Abstract
In this work, we revisit the Hosoyamada-Iwata (HI) proof for the quantum CPA security of the 4-round Luby-Rackoff construction and identify a gap that appears to undermine the security proof. We emphasize that this is not an attack, and the construction may still achieve the claimed security level. However, this gap raises concerns about the feasibility of establishing a formal security proof for the 4-round Luby-Rackoff construction. In fact, the issue persists even if the number of rounds is increased arbitrarily. On a positive note, we restore the security of the 4-round Luby-Rackoff construction in the non-adaptive setting, achieving security up to \(2^{n/6}\) superposition queries. Furthermore, we establish the quantum CPA security of the 4-round \(\textsf{MistyR} \) and 5-round \(\textsf{MistyL} \) constructions, up to \(2^{n/5}\) and \(2^{n/7}\) superposition queries, respectively, where n denotes the size of the underlying permutation.

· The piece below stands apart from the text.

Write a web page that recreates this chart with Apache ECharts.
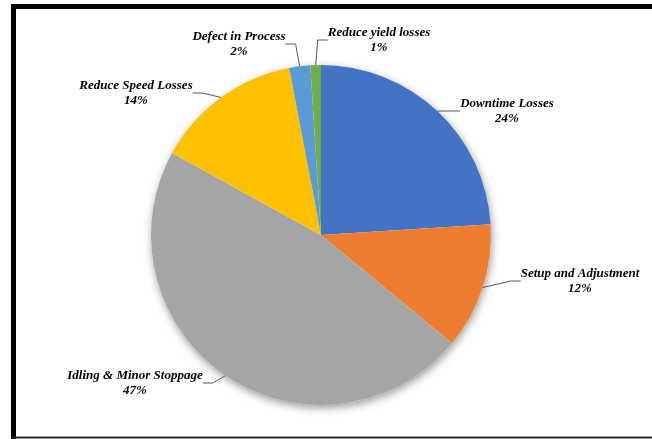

The authors would like to thank Akinori Hosoyamada and Tetsu Iwata for their comments on a precursor note that evolved into this paper. Jordan Ethan’s research was conducted within the framework of the French-German Center for Cybersecurity, a collaboration between CISPA and LORIA. Ashwin Jha’s work was supported by the German Research Foundation (DFG) within the framework of the Excellence Strategy of the Federal Government and the States – EXC 2092 CaSa – 39078197.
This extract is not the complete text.